The two-bed former council flat the Pibworths live in was last sold in 1998 for £93,500, according to the Land Registry.

It is currently leased by Omega Lettings on behalf of the landlord for over £1400 a month.

Camden Council, which last year removed 23,000 people from its housing list, said it is unable to assist the Pibworth family.

It said in a statement: “Camden Council prioritises people with a connection to Camden when allocating council housing. To qualify for the council’s housing register, most applicants need to have lived in the borough for five of the last seven years. Ms Pibworth moved to the borough in August 2015.”

Camden Council confirmed it currently has 426 people placed in temporary accommodation.

237 of these people are housed in Camden, predominately in hostels, but 189 are housed in private sector accommodation outside the borough.
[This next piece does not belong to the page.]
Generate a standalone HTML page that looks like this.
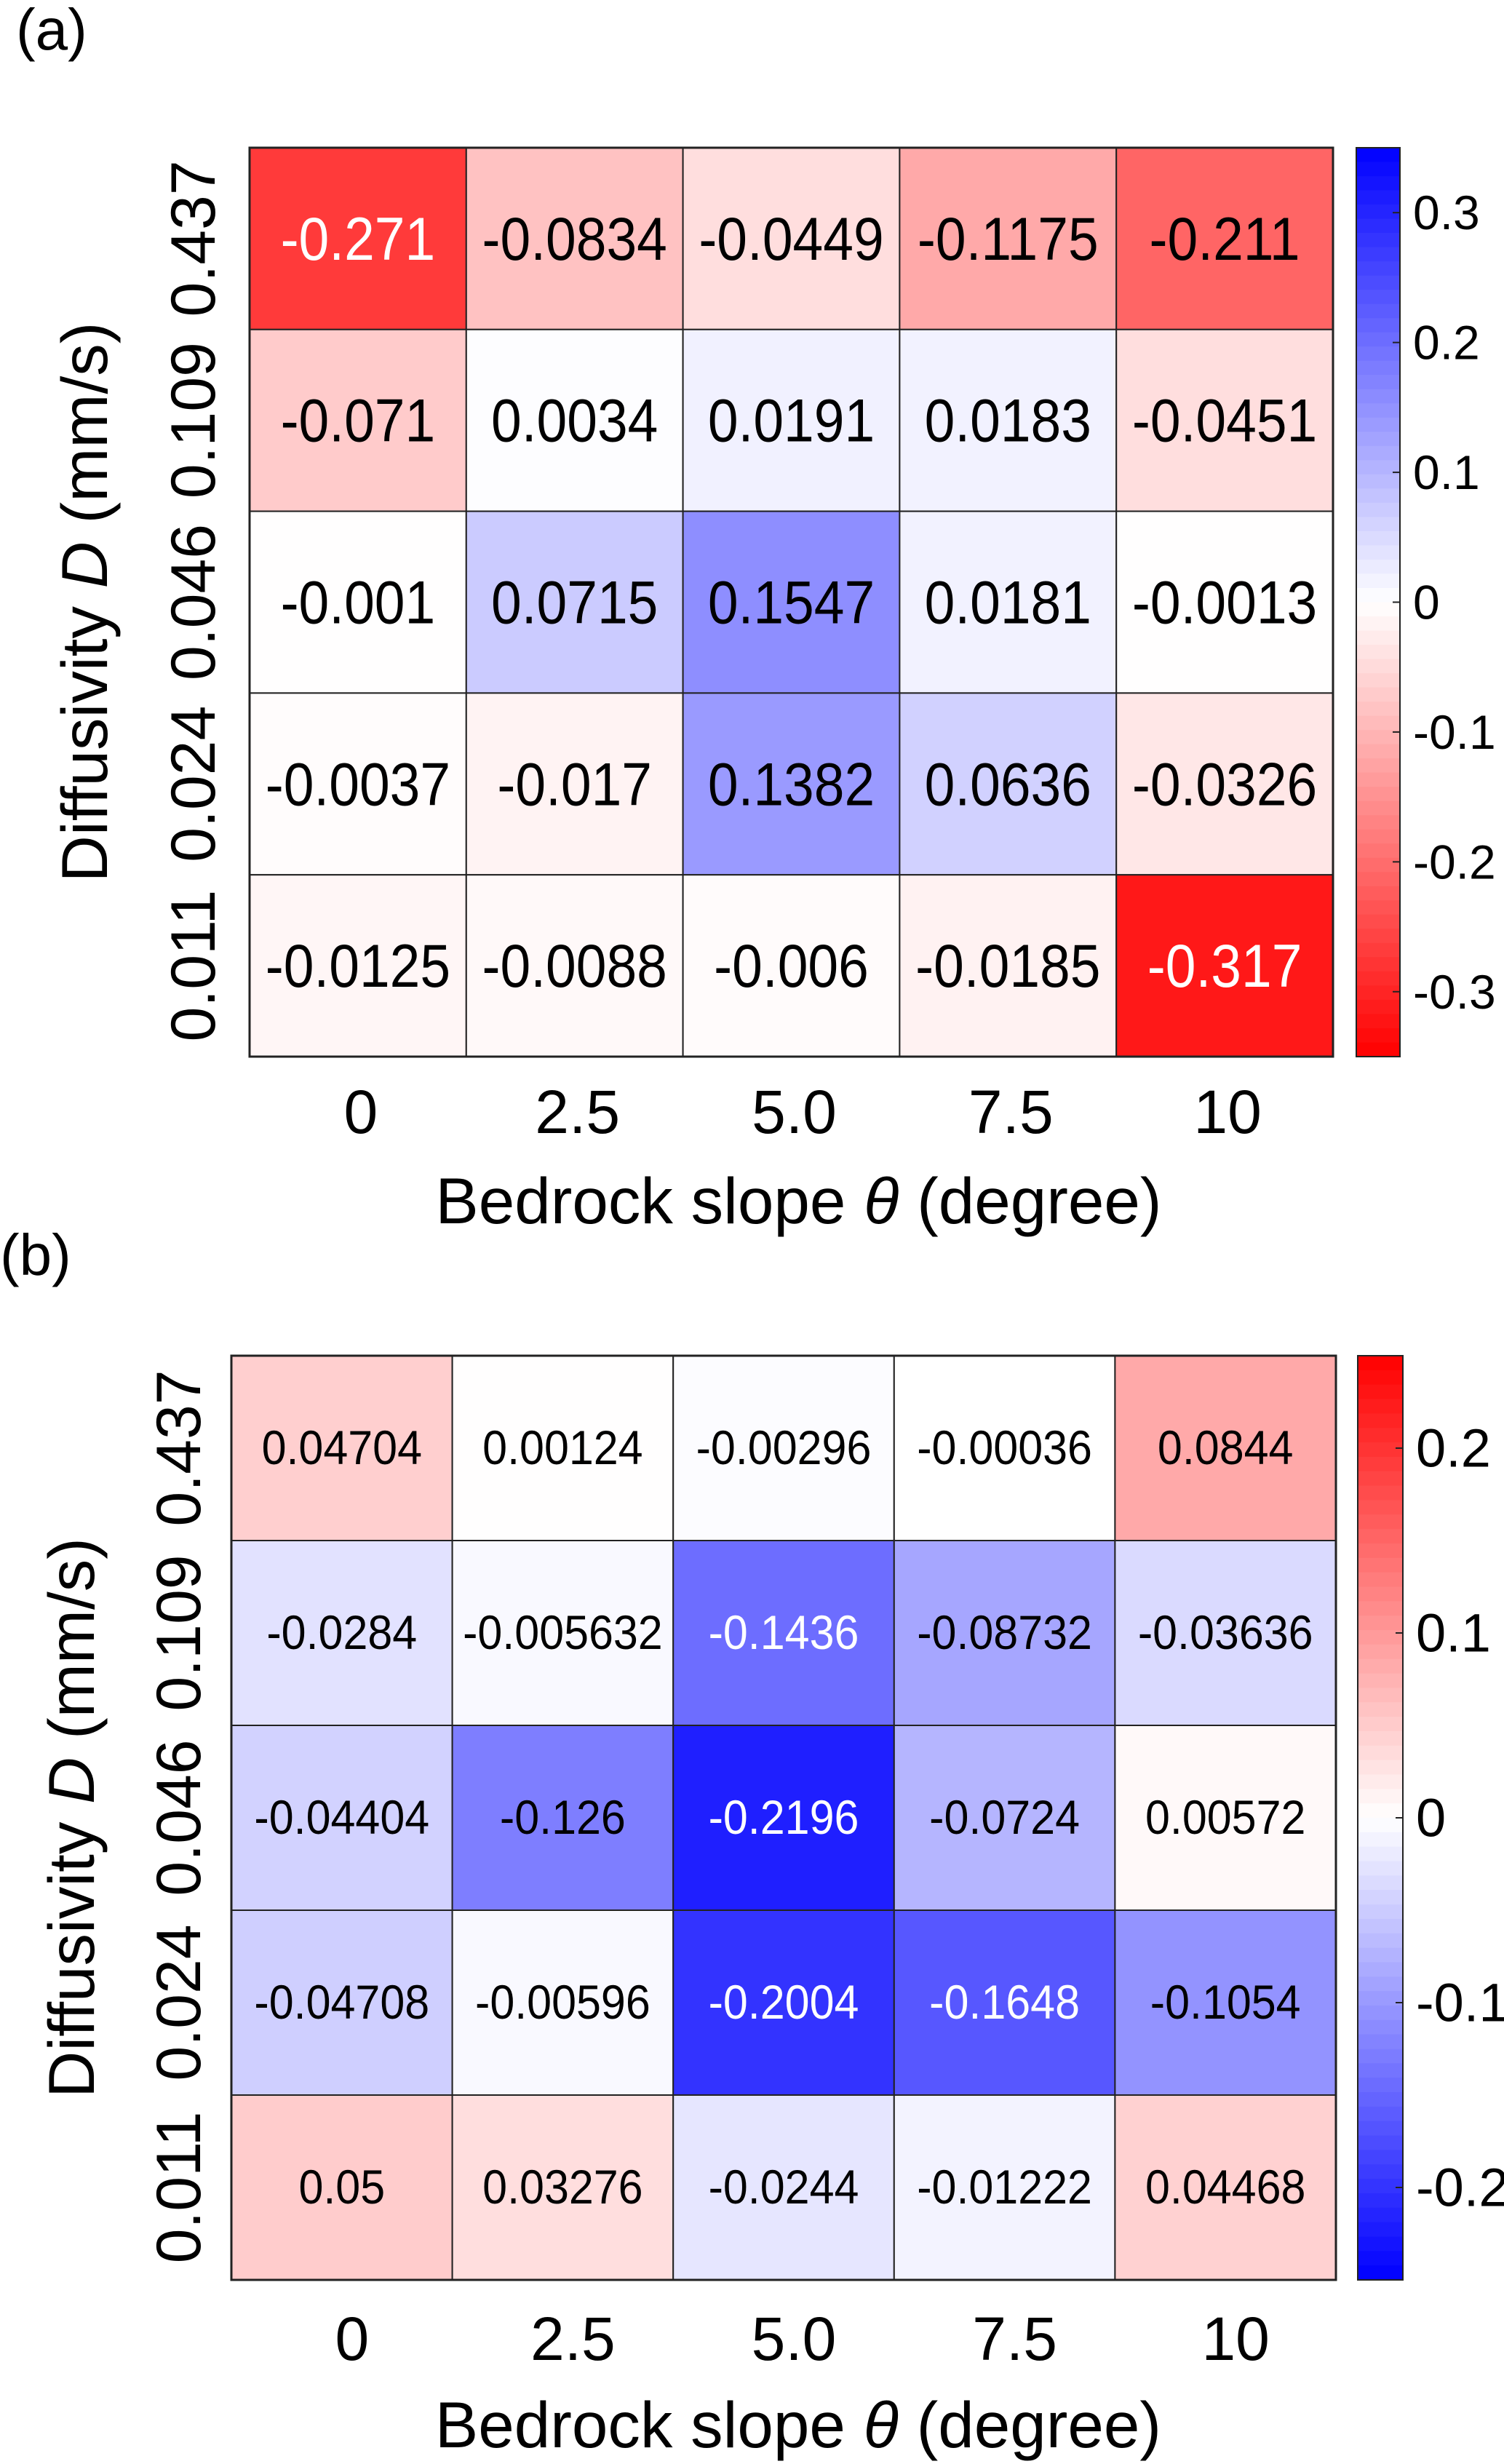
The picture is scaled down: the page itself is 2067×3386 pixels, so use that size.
<!DOCTYPE html>
<html><head><meta charset="utf-8">
<style>
html,body{margin:0;padding:0;background:#fff;}
svg{display:block;font-family:"Liberation Sans",sans-serif;}
</style></head>
<body>
<svg id="fig" width="2067" height="3386" viewBox="0 0 2067 3386" xmlns="http://www.w3.org/2000/svg">
<text x="22" y="68" font-size="80">(a)</text>
<text x="0" y="1752" font-size="80">(b)</text>
</svg>
<script>
const xCats = ["0","2.5","5.0","7.5","10"];
const yCats = ["0.437","0.109","0.046","0.024","0.011"];
const valuesA = [
 [-0.271,-0.0834,-0.0449,-0.1175,-0.211],
 [-0.071,0.0034,0.0191,0.0183,-0.0451],
 [-0.001,0.0715,0.1547,0.0181,-0.0013],
 [-0.0037,-0.017,0.1382,0.0636,-0.0326],
 [-0.0125,-0.0088,-0.006,-0.0185,-0.317]
];
const labelsA = [
 ["-0.271","-0.0834","-0.0449","-0.1175","-0.211"],
 ["-0.071","0.0034","0.0191","0.0183","-0.0451"],
 ["-0.001","0.0715","0.1547","0.0181","-0.0013"],
 ["-0.0037","-0.017","0.1382","0.0636","-0.0326"],
 ["-0.0125","-0.0088","-0.006","-0.0185","-0.317"]
];
const valuesB = [
 [0.04704,0.00124,-0.00296,-0.00036,0.0844],
 [-0.0284,-0.005632,-0.1436,-0.08732,-0.03636],
 [-0.04404,-0.126,-0.2196,-0.0724,0.00572],
 [-0.04708,-0.00596,-0.2004,-0.1648,-0.1054],
 [0.05,0.03276,-0.0244,-0.01222,0.04468]
];
const labelsB = [
 ["0.04704","0.00124","-0.00296","-0.00036","0.0844"],
 ["-0.0284","-0.005632","-0.1436","-0.08732","-0.03636"],
 ["-0.04404","-0.126","-0.2196","-0.0724","0.00572"],
 ["-0.04708","-0.00596","-0.2004","-0.1648","-0.1054"],
 ["0.05","0.03276","-0.0244","-0.01222","0.04468"]
];
const cbTicksA = [0.3,0.2,0.1,0,-0.1,-0.2,-0.3];
const cbTickLabelsA = ["0.3","0.2","0.1","0","-0.1","-0.2","-0.3"];
const cbTicksB = [0.2,0.1,0,-0.1,-0.2];
const cbTickLabelsB = ["0.2","0.1","0","-0.1","-0.2"];

const NS="http://www.w3.org/2000/svg";
const svg=document.getElementById('fig');
function mk(tag,attrs,parent){const e=document.createElementNS(NS,tag);for(const k in attrs)e.setAttribute(k,attrs[k]);(parent||svg).appendChild(e);return e;}

function colorFor(v,max,posBlue){
  let t=Math.max(-1,Math.min(1,v/max));
  const a=Math.round(255*(1-Math.abs(t)));
  const blue=(t>0)===posBlue;
  return blue?`rgb(${a},${a},255)`:`rgb(255,${a},${a})`;
}

function panel(p){
  const g=mk('g',{});
  
  
  const cw=(p.x1-p.x0)/xCats.length, ch=(p.y1-p.y0)/yCats.length;
  const xPos=i=>p.x0+cw*i, yPos=j=>p.y0+ch*j;
  p.values.forEach((row,j)=>row.forEach((v,i)=>{
    const r=mk('rect',{x:xPos(i),y:yPos(j),width:cw,height:ch,fill:colorFor(v,p.max,p.posBlue),stroke:'#222','stroke-width':2},g);
    
    
    const cx=xPos(i)+cw/2, cy=yPos(j)+ch/2;
    const t=mk('text',{x:cx,y:cy,'font-size':p.cellFont,'text-anchor':'middle','dominant-baseline':'central',fill:Math.abs(v)>p.whiteThr?'#fff':'#000',
      transform:`translate(${cx} ${cy}) scale(1 ${p.cellStretch}) translate(${-cx} ${-cy})`},g);
    t.textContent=p.labels[j][i];
    
    
  }));
  mk('rect',{x:p.x0,y:p.y0,width:p.x1-p.x0,height:p.y1-p.y0,fill:'none',stroke:'#222','stroke-width':3},g);
  xCats.forEach((c,i)=>{
    const t=mk('text',{x:xPos(i)+cw/2+p.xTickShift,y:p.xTickY,'font-size':84,'text-anchor':'middle','dominant-baseline':'central'},g);
    t.textContent=c;
    
    
  });
  yCats.forEach((c,j)=>{
    const cy=yPos(j)+ch/2;
    const t=mk('text',{x:p.yTickX,y:cy,'font-size':86,'text-anchor':'middle','dominant-baseline':'central',transform:`rotate(-90 ${p.yTickX} ${cy})`},g);
    t.textContent=c;
    
    
  });
  const xt=mk('text',{x:(p.x0+p.x1)/2+p.xTitleShift,y:p.xTitleY,'font-size':89,'text-anchor':'middle','dominant-baseline':'central'},g);
  xt.innerHTML='Bedrock slope <tspan font-style="italic">θ</tspan> (degree)';
  
  
  const cy=(p.y0+p.y1)/2;
  const yt=mk('text',{x:p.yTitleX,y:cy,'font-size':89,'text-anchor':'middle','dominant-baseline':'central',transform:`rotate(-90 ${p.yTitleX} ${cy})`},g);
  yt.innerHTML='Diffusivity <tspan font-style="italic">D</tspan> (mm/s)';
  
  
  const cb=mk('g',{},g);
  
  
  const N=64, h=(p.y1-p.y0)/N;
  for(let k=0;k<N;k++){
    const v=p.max-(k+0.5)*(2*p.max/N);
    mk('rect',{x:p.cbX,y:p.y0+k*h,width:p.cbW,height:h+0.6,fill:colorFor(v,p.max,p.posBlue)},cb);
  }
  mk('rect',{x:p.cbX,y:p.y0,width:p.cbW,height:p.y1-p.y0,fill:'none',stroke:'#222','stroke-width':2},cb);
  const cbY=v=>p.y0+(p.max-v)/(2*p.max)*(p.y1-p.y0);
  p.cbTicks.forEach((v,k)=>{
    const y=cbY(v);
    mk('line',{x1:p.cbX+p.cbW-10,x2:p.cbX+p.cbW,y1:y,y2:y,stroke:'#222','stroke-width':2},cb);
    const t=mk('text',{x:p.cbX+p.cbW+18,y:y,'font-size':p.cbFont,'dominant-baseline':'central'},cb);
    t.textContent=p.cbLabels[k];
    
    
  });
}
panel({name:'heatmap-a',values:valuesA,labels:labelsA,x0:343,x1:1832,y0:203,y1:1452,max:0.35,posBlue:true,whiteThr:0.25,cellFont:75,cellStretch:1.12,
  xTickY:1528,xTickShift:4,yTickX:266,xTitleY:1650,xTitleShift:10,yTitleX:116,cbX:1864,cbW:60,cbTicks:cbTicksA,cbLabels:cbTickLabelsA,cbFont:66});
panel({name:'heatmap-b',values:valuesB,labels:labelsB,x0:318,x1:1836,y0:1863,y1:3133,max:0.25,posBlue:false,whiteThr:0.14,cellFont:61,cellStretch:1.08,
  xTickY:3214,xTickShift:14,yTickX:246,xTitleY:3332,xTitleShift:20,yTitleX:98,cbX:1866,cbW:62,cbTicks:cbTicksB,cbLabels:cbTickLabelsB,cbFont:74});
</script>
</body></html>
The latest statistics from Camden reveal that over the past three years, it has spent an average of more than £100 million a year on housing benefit which has gone directly into the pockets of private landlords.

Hammersmith and Fulham Council, which has housed the Pibworths in Camden, said it is “actively looking for alternative accommodation for Ms Pibworth and her family and will offer accommodation before they are expected to leave” but did not elaborate on whether this accommodation would be a hostel or somewhere more stable for the family.

Omega Lettings did not respond to our request for comment.